Are these patterns of motivation for migrating different in cities with emergent gangs as compared with those cities with chronic local gang problems? The data shown in table 2 provide evidence that they clearly are not. Emergent gang cities have nearly equal proportions of socially motivated gang migration as chronic gang cities. "Pull" motivators (primarily drug market expansion) and "push" motivators are less frequent reasons for gang member relocation than social motivations in both types of city.
There are no differences between the two types of gang cities with regard to patterns of migrant gang activity. Approximately one-third (38 percent) of survey respondents stated that gang migrants established new gangs or recruited for their old gangs; 36 percent reported that gang migrants joined existing local gangs or exclusively retained affiliation with their old gangs. The proportions of each in chronic and emergent gang cities are quite similar (data not shown). Thus, data on motivations for migrating and on migrant patterns in joining gangs provide little support for the view of migrants as primary agents of gang proliferation and no evidence for differential impact on emergent gang cities.
6 A few cities with gang migration were not included in this map because respondents were unable to specify the year of the first arrival of gang members from other cities.

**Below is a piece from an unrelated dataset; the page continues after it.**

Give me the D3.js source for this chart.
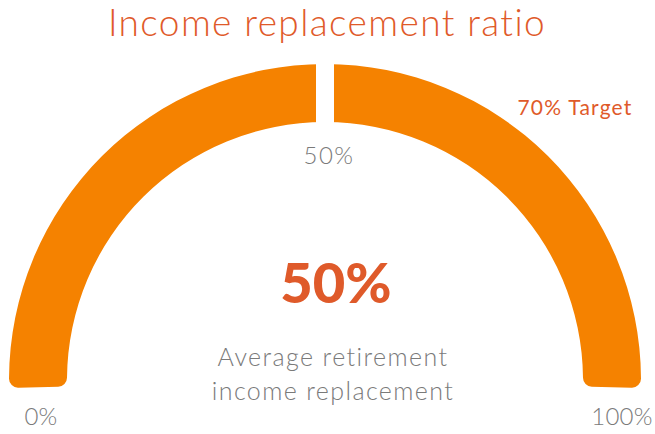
<!DOCTYPE html>
<meta charset="utf-8">
<title>Income replacement ratio</title>
<style>
body { margin: 0; background: #fff; }
svg { display: block; font-family: Lato, "Open Sans", sans-serif; }
</style>
<svg width="655" height="434"></svg>
<script src="https://cdn.jsdelivr.net/npm/d3@7"></script>
<script>
  // gauge data
  var tickValues = [0, 50, 100]
  var tickLabels = ["0%", "50%", "100%"]
  var averageValue = 50
  var targetValue = 70
  var title = "Income replacement ratio"
  var caption = ["Average retirement", "income replacement"]

  var svg = d3.select("svg"),
    width = +svg.attr("width"),
    height = +svg.attr("height"),
    cx = 325,
    cy = 380,
    outerR = 316,
    innerR = 258

  var orange = "#f58200",
    red = "#df5a2a",
    grey = "#7a7a7a"

  // value -> angle, slightly past horizontal at both ends
  var angle = d3.scaleLinear().domain([0, 100]).range([-Math.PI / 2 - 0.025, Math.PI / 2 + 0.025])

  var arc = d3.arc().innerRadius(innerR).outerRadius(outerR).cornerRadius(9)

  var g = svg.append("g").attr("transform", "translate(" + cx + "," + cy + ")")

  g.append("path")
    .attr("fill", orange)
    .attr("d", arc({ startAngle: angle(0), endAngle: angle(100) }))

  // white notch at the midpoint
  var a = angle(averageValue)
  g.append("line")
    .attr("x1", Math.sin(a) * (innerR - 4)).attr("y1", -Math.cos(a) * (innerR - 4))
    .attr("x2", Math.sin(a) * (outerR + 4)).attr("y2", -Math.cos(a) * (outerR + 4))
    .attr("stroke", "#fff").attr("stroke-width", 18)

  svg.append("text")
    .attr("x", 327).attr("y", 36)
    .attr("text-anchor", "middle")
    .attr("font-size", 37).attr("font-weight", 300)
    .attr("letter-spacing", 1.4)
    .attr("fill", red)
    .text(title)

  // tick labels: ends below the arc, middle one inside
  var tickPos = [
    { x: cx - 284, y: 425 },
    { x: cx + 4, y: 164 },
    { x: cx + 297, y: 425 }
  ]
  svg.selectAll("text.tick")
    .data(tickValues)
    .enter().append("text")
      .attr("class", "tick")
      .attr("x", function(d, i) { return tickPos[i].x })
      .attr("y", function(d, i) { return tickPos[i].y })
      .attr("text-anchor", "middle")
      .attr("font-size", 24)
      .attr("font-weight", 300)
      .attr("letter-spacing", function(d, i) { return i == 1 ? 1.5 : 0.3 })
      .attr("fill", grey)
      .text(function(d, i) { return tickLabels[i] })

  svg.append("text")
    .attr("x", 575).attr("y", 115)
    .attr("text-anchor", "middle")
    .attr("font-size", 21)
    .attr("letter-spacing", 1.2)
    .attr("fill", red)
    .text(targetValue + "% Target")

  svg.append("text")
    .attr("x", 336).attr("y", 303)
    .attr("text-anchor", "middle")
    .attr("font-size", 56).attr("font-weight", 900)
    .attr("fill", red)
    .text(averageValue + "%")

  svg.selectAll("text.cap")
    .data(caption)
    .enter().append("text")
      .attr("class", "cap")
      .attr("x", 333)
      .attr("y", function(d, i) { return 366 + i * 34 })
      .attr("text-anchor", "middle")
      .attr("font-size", 25).attr("font-weight", 300)
      .attr("letter-spacing", 1.4)
      .attr("fill", grey)
      .text(function(d) { return d })
</script>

7 A separate estimate of the total number of migrants was discarded as less reliable than the annual estimate. Even the annual estimate should be considered with caution, as few departments maintained records on gang migration. Some officers had difficulty generalizing to the city as a whole, based upon their own experience, and many migrants presumably do not come to the attention of the police.
8 Klein (1995) provides a highly illustrative series of maps displaying dates of onset of local gang problems using data gathered in the migration study.